● **Exercise**
Skip the pictures. Reproduce all other material exactly.

● **Dataset section**

START

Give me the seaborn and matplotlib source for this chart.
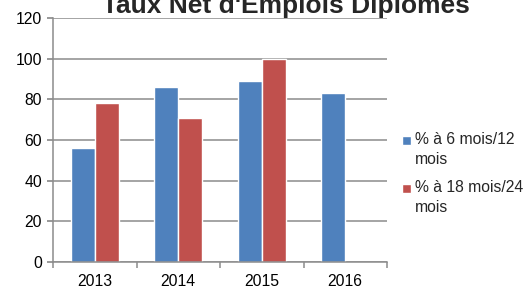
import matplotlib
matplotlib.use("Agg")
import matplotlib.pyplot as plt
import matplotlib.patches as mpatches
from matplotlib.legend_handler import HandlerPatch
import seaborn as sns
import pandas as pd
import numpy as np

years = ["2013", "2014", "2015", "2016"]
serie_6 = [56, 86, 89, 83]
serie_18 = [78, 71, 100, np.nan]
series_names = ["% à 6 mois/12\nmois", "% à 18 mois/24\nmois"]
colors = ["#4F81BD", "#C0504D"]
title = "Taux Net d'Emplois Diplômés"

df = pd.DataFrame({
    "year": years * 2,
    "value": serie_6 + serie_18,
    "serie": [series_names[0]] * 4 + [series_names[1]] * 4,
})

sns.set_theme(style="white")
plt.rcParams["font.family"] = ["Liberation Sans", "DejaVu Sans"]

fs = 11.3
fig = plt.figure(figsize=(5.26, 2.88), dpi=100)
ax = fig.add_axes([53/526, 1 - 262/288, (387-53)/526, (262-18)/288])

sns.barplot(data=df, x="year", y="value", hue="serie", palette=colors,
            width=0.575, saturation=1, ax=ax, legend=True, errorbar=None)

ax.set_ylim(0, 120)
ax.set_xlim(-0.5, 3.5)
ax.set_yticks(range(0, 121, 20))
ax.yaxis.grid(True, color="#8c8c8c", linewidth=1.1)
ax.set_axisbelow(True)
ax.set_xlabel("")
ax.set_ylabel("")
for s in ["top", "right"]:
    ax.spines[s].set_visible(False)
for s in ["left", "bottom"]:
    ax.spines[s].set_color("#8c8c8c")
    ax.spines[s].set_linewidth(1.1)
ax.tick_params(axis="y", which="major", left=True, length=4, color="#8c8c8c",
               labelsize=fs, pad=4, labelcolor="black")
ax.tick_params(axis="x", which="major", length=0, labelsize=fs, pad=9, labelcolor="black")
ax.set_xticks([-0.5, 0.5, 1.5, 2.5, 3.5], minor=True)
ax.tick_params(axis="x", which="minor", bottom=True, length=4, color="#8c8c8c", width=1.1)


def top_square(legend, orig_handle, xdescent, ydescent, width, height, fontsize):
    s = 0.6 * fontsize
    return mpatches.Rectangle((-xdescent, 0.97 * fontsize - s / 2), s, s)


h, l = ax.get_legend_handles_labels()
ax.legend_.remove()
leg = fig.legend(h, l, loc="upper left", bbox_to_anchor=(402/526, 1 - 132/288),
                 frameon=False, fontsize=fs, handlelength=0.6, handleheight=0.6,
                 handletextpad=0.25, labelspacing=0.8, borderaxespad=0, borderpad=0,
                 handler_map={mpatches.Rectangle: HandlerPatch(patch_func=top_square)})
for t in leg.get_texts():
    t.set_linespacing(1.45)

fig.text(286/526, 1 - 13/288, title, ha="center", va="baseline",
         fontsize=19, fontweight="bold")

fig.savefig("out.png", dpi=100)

END

● **Solution to the problem**
Give me the seaborn and matplotlib source for this chart.
import matplotlib
matplotlib.use("Agg")
import matplotlib.pyplot as plt
import matplotlib.patches as mpatches
from matplotlib.legend_handler import HandlerPatch
import seaborn as sns
import pandas as pd
import numpy as np

years = ["2013", "2014", "2015", "2016"]
serie_6 = [56, 86, 89, 83]
serie_18 = [78, 71, 100, np.nan]
series_names = ["% à 6 mois/12\nmois", "% à 18 mois/24\nmois"]
colors = ["#4F81BD", "#C0504D"]
title = "Taux Net d'Emplois Diplômés"

df = pd.DataFrame({
    "year": years * 2,
    "value": serie_6 + serie_18,
    "serie": [series_names[0]] * 4 + [series_names[1]] * 4,
})

sns.set_theme(style="white")
plt.rcParams["font.family"] = ["Liberation Sans", "DejaVu Sans"]

fs = 11.3
fig = plt.figure(figsize=(5.26, 2.88), dpi=100)
ax = fig.add_axes([53/526, 1 - 262/288, (387-53)/526, (262-18)/288])

sns.barplot(data=df, x="year", y="value", hue="serie", palette=colors,
            width=0.575, saturation=1, ax=ax, legend=True, errorbar=None)

ax.set_ylim(0, 120)
ax.set_xlim(-0.5, 3.5)
ax.set_yticks(range(0, 121, 20))
ax.yaxis.grid(True, color="#8c8c8c", linewidth=1.1)
ax.set_axisbelow(True)
ax.set_xlabel("")
ax.set_ylabel("")
for s in ["top", "right"]:
    ax.spines[s].set_visible(False)
for s in ["left", "bottom"]:
    ax.spines[s].set_color("#8c8c8c")
    ax.spines[s].set_linewidth(1.1)
ax.tick_params(axis="y", which="major", left=True, length=4, color="#8c8c8c",
               labelsize=fs, pad=4, labelcolor="black")
ax.tick_params(axis="x", which="major", length=0, labelsize=fs, pad=9, labelcolor="black")
ax.set_xticks([-0.5, 0.5, 1.5, 2.5, 3.5], minor=True)
ax.tick_params(axis="x", which="minor", bottom=True, length=4, color="#8c8c8c", width=1.1)


def top_square(legend, orig_handle, xdescent, ydescent, width, height, fontsize):
    s = 0.6 * fontsize
    return mpatches.Rectangle((-xdescent, 0.97 * fontsize - s / 2), s, s)


h, l = ax.get_legend_handles_labels()
ax.legend_.remove()
leg = fig.legend(h, l, loc="upper left", bbox_to_anchor=(402/526, 1 - 132/288),
                 frameon=False, fontsize=fs, handlelength=0.6, handleheight=0.6,
                 handletextpad=0.25, labelspacing=0.8, borderaxespad=0, borderpad=0,
                 handler_map={mpatches.Rectangle: HandlerPatch(patch_func=top_square)})
for t in leg.get_texts():
    t.set_linespacing(1.45)

fig.text(286/526, 1 - 13/288, title, ha="center", va="baseline",
         fontsize=19, fontweight="bold")

fig.savefig("out.png", dpi=100)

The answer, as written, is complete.